Spectroscopic Imaging of NIR to Visible Upconversion from NaYF$_{4}$: Yb$^{3+}$, Er$^{3+}$ Nanoparticles on Au Nano-cavity Arrays

We use spectroscopic imaging to assess the spatial variations in upconversion luminescence from NaYF$_{4}$:Er$^{3+}$,Yb$^{3+}$ nanoparticles embedded in PMMA on Au nano-cavity arrays. The nano-cavity arrays support a surface plasmon (SP) resonance at 980nm, coincident with the peak absorption of the Yb$^{3+}$ sensitizer.

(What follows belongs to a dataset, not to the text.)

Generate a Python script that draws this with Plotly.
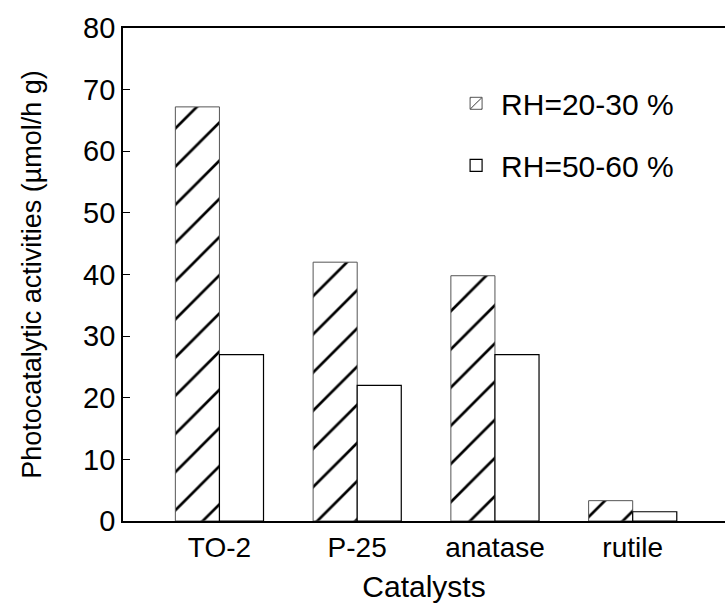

Spatially-resolved upconversion spectra show a 30X to 3X luminescence intensity enhancement on the nano-cavity array compared to the nearby smooth Au surface, corresponding to excitation intensities from 1 W/cm$^{2}$ to 300kW/cm$^{2}$. Our analysis shows the power dependent enhancement in upconversion luminescence can be almost entirely accounted for by a constant shift in the effective excitation intensity, which is maintained over five orders of magnitude variation in excitation intensity. The variations in upconversion luminescence enhancement with power are modeled by a 3-level-system near the saturation limit, and by simultaneous solution of a system of coupled nonlinear differential equations, both analyses agree well with the experiments. Analysis of the statistical distribution of emission intensities in the spectroscopic images on and off the nano-cavity arrays provides an estimate of the average enhancement factor independent of fluctuations in nano-particle density.